Shortcuts

Summary

chaintool’s “shortcuts” support is a feature meant to cut down on the amount of typing necessary to run commands and sequences. Instead of typing chaintool cmd run foo you can just type foo; instead of chaintool seq run bar just type bar.

Note

If you’re using shortcuts, this means that you have an additional consideration when naming a command or sequence: don’t give them the same name as an existing program or shell builtin. For example if you’re working in Linux and you name a sequence ls, you’re going to be causing yourself some future confusion!

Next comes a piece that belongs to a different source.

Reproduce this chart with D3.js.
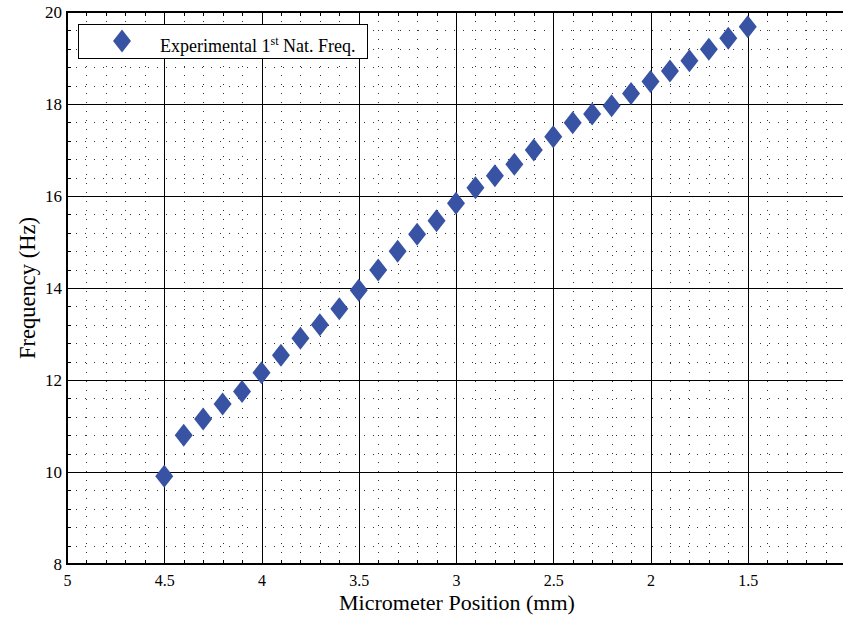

Any additional run arguments (e.g. those for setting placeholder values) can be given to a shortcut. In fact, if you have bash completions configured for chaintool, the Tab-completion behavior for a shortcut invocation is exactly the same as it would be for the “real” chaintool invocation for running that command or sequence.

Configuration

Shortcuts become enabled when you have the necessary directory included in your PATH environment variable. If you use chaintool x info to see the directories used by chaintool, the “Directory used to store command/sequence data, shortcuts, and other scripts” is the relevant one here; the scripts that implement shortcuts will be in the “shortcuts” subdirectory of that.

You could manually add that “shortcuts” directory to your PATH, but it is usually better to let chaintool do it for you. If you use chaintool x shortcuts to handle shortcuts configuration, chaintool will be able to keep track of that configuration. chaintool x info will then show you which shell startup script contains that PATH modification, and chaintool x shortcuts can be used again if necessary to automatically remove that change.

Optional Run Flags

So to recap, a shortcut is a way of executing a cmd run or seq run operation. This means that the optional -q (or --quiet) flag is available. For seq run, the optional -i (or --ignore-errors) and -s <cmdname> (or --skip <cmdname>) flags are also available.

As mentioned in the overview, you can’t intermix optional flags with positional arguments. Since a shortcut already has one positional argument “baked in” (i.e. the command/sequence name), this means that if you want to use these flags you’ll have to put them at the very end of any other arguments you may be specifying. (Also as described in the overview, there are reasons that the autocomplete logic can’t help with these flags in this case, so you’ll have to type them yourself.)

Going back to the example from the overview, maybe you have a command named foo that you want to run with placeholder argument arg=wow. With a shortcut, you could run it like this:

foo arg=wow

Now if you want to use the -q flag, this will work fine:

foo arg=wow -q

But this form is not allowed:

foo -q arg=wow

A little annoying! Fortunately the need for using run flags is apparently rare, but it’s a limitation that would be nice to deal with in future development.